How can organisations strike the right balance during the cost of living crisis? Are flexible payments the answer?

The public sector has a social responsibility to support its customers while ensuring its own cash flow isn’t neglected.

With inflation still stubbornly at a 40-year high, it’s difficult for any household or organisation to keep pace with rising costs. Despite private sector wages rising by 7.3% in the UK – and by 4.2% in the public sector – the real value of take-home pay is still falling, which could soon push more people into council tax and/or rent arrears.

16% of the general population now say that they’re in ‘financial distress’

It’s not surprising that the latest Vulnerable Customer Exclusion Report from the Vulnerability Registration Service’s (VRS) revealed that 16% of the general population now say that they’re in ‘financial distress’ and are struggling to keep on top of living costs. This rose to over one in four (27%) for society’s most vulnerable people. It’s worrying news for the public sector, whose essential services could be threatened by a drop in revenue, not to mention the cost of recovering debts.

As councils across the country prepare to potentially raise their taxes by up to 4.9%, the move could be a lifeline for many authorities. Yet, it could see even more households plunge into deeper financial distress. Such schemes will only be successful if households have the means to pay, and need to be backed by reliable digital payment systems that mitigate the risk of arrears.

Changing expectations about flexible payments

While today’s inflation rates are the highest they’ve been in decades, the world is still recovering from COVID-19, which also caused financial vulnerability to soar. Flexibility was key to overcoming the challenges caused by the pandemic, whether this was through government-backed mortgage holidays or, on a smaller scale, businesses simply offering their customer’s different ways to pay.

‘Navigating the Future of Payments’

When we released our report, ‘Navigating the Future of Payments’, we spoke to several business owners who agreed that flexible payments were key during periods of economic instability. According to Paul Williams, Executive Chairman of insurance provider Ripe Thinking his teams had to quickly adapt to offer payment holidays due to financial hardship during the COVID-19 pandemic.

Now that the effects of the rising cost of living are having a tangible impact on the community, the public sector could take note. We’re already seeing this in the private rental sector, where more than half of landlords said they would consider giving their tenants some flexibility on their payments.

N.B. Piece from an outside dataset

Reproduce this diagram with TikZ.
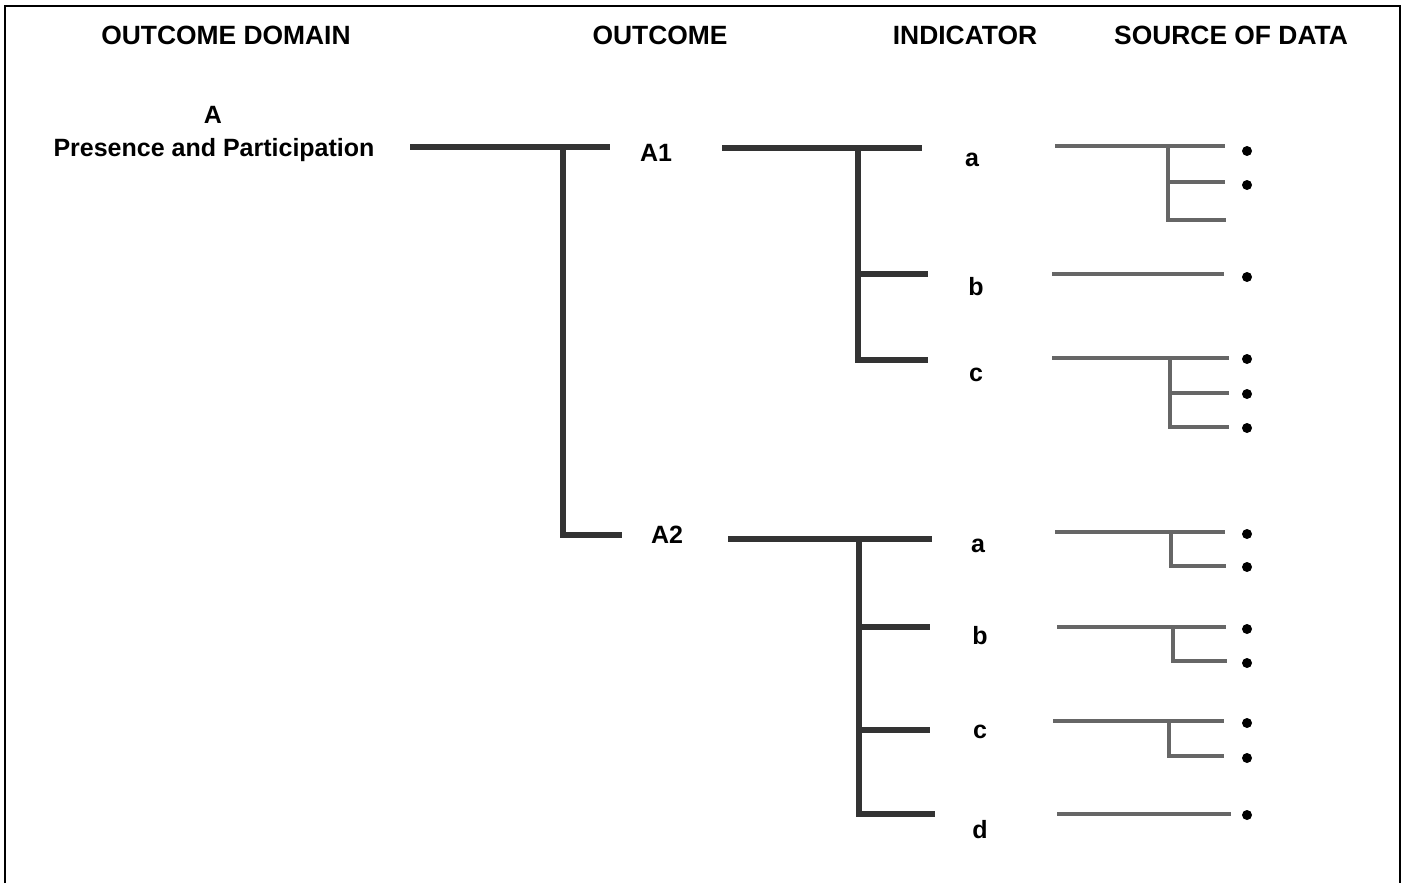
\documentclass[tikz,border=0pt]{standalone}
\usepackage{fontspec}
\setmainfont{Liberation Sans}
\usetikzlibrary{positioning}

\begin{document}
\begin{tikzpicture}[
  x=0.5pt, y=-0.5pt,
  font=\fontsize{12.5}{15}\selectfont\bfseries,
  hdr/.style={inner sep=0pt, anchor=base, font=\fontsize{13.2}{15}\selectfont\bfseries},
  lbl/.style={inner sep=0pt, anchor=base},
  stem/.style={draw=black!80, line width=2.6pt},
  src/.style={draw=black!60, line width=2.2pt},
  dot/.style={circle, fill=black, inner sep=0pt, minimum size=5pt},
]
\useasboundingbox (0,0) rectangle (1406,883);
% frame, open at the bottom
\draw[line width=0.8pt] (5,883) -- (5,6) -- (1400,6) -- (1400,883);
% column headings
\node[hdr] (hdomain)  at (226,45) {OUTCOME DOMAIN};
\node[hdr] (houtcome) at (660,45) {OUTCOME};
\node[hdr] (hind)     at (965,45) {INDICATOR};
\node[hdr] (hsrc)     at (1231,45) {SOURCE OF DATA};
% domain
\node[lbl] (dA)    at (213,123) {A};
\node[lbl] (dname) at (214,156) {Presence and Participation};
% outcomes
\node[lbl] (oA1) at (656,161) {A1};
\node[lbl] (oA2) at (667,543) {A2};
\draw[stem] (410,147) -- (610,147);
\draw[stem] (563,147) |- (622,535);
% indicators of A1
\node[lbl] (i1a) at (972,166) {a};
\node[lbl] (i1b) at (976,295) {b};
\node[lbl] (i1c) at (976,381) {c};
\draw[stem] (722,148) -- (922,148);
\draw[stem] (858,148) |- (928,360);
\draw[stem] (858,274) -- (928,274);
% indicators of A2
\node[lbl] (i2a) at (978,552) {a};
\node[lbl] (i2b) at (980,644) {b};
\node[lbl] (i2c) at (980,738) {c};
\node[lbl] (i2d) at (980,838) {d};
\draw[stem] (728,539) -- (932,539);
\draw[stem] (859,539) |- (935,814);
\draw[stem] (859,627) -- (930,627);
\draw[stem] (859,730) -- (930,730);
% sources of data, A1
\draw[src] (1055,146) -- (1225,146);
\draw[src] (1168,146) |- (1226,220);
\draw[src] (1168,182) -- (1225,182);
\draw[src] (1052,274) -- (1224,274);
\draw[src] (1052,358) -- (1229,358);
\draw[src] (1170,358) |- (1229,427);
\draw[src] (1170,393) -- (1229,393);
% sources of data, A2
\draw[src] (1055,532) -- (1225,532);
\draw[src] (1171,532) |- (1226,566);
\draw[src] (1057,627) -- (1226,627);
\draw[src] (1173,627) |- (1227,661);
\draw[src] (1053,721) -- (1224,721);
\draw[src] (1169,721) |- (1224,756);
\draw[src] (1057,814) -- (1231,814);
% bullets
\foreach \y [count=\i] in {151,185,277,359,394,428,534,567,629,663,723,758,815}
  \node[dot] (b\i) at (1247,\y) {};
\end{tikzpicture}
\end{document}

Digital transformation within payments and banking

The ongoing digital revolution within payments and banking can only facilitate this. We’ve already surpassed the tipping point of becoming a predominantly cashless society. Now, more advanced technologies such as open banking – which uses connected data to personalise experiences – are paving the way for new ways to manage money. APIs that facilitate open banking is also helping organisations to completely overhaul their existing payment systems by ‘plugging in’ to other tools that manage accounts, for example, their CRM.

This gives organisations much better visibility over their cash flow and liquidity while dramatically improving the customer experience thanks to the insights they can offer. Administrative staff can also benefit from less repetitive tasks such as data entry or reconciliation, allowing them to focus on time-sensitive tasks.

For the public, it means that they’ll be able to keep on top of their payments by requesting terms that suit them – and councils can add, amend or cancel Direct Debits in real-time, with information automatically updated across all systems. This reduces the risk of consumers falling into arrears while boosting cash flow for their creditors. The VRS noted that some people facing difficulties may not want to, or know how to, ask for help. By making it as simple as possible to offer alternative ways to pay, it removes this barrier.

Of course, like any other service that’s powered by data, consent and compliance is key, particularly for the public sector. Using an FCA-accredited payments provider specialised for the public sector, such as our recent acquisition Pay360, can put organisations at ease.

It’s also important for organisations to make these systems as accessible as possible. Not every customer will be digitally-savvy, so investing in training and creating resources that explain any new system will be crucial for implementing it successfully.

Flexible payments is the future of finance

Across all touchpoints today, consumers expect a simple, intuitive experience when paying for goods or services. Seamless, secure and branded journeys are now the norm whether people are shopping for groceries online or paying for utilities. Any public sector company that ignores these risks is being left behind.

In comparison to agile startups and digital-first organisations, there are some barriers that the public sector faces when transitioning to offering flexible payments. As Paul from Ripe Thinking told us, “achieving…flexibility is near-impossible for big [insurance] companies, who have built their own systems and are locked into legacy plans for payments.”

Yet, as public sector organisations look to digitise and update across all operational areas, including payments, it presents an opportunity to invest in the right systems that can help them to provide a better level of service – while upkeeping their duty of care to the public.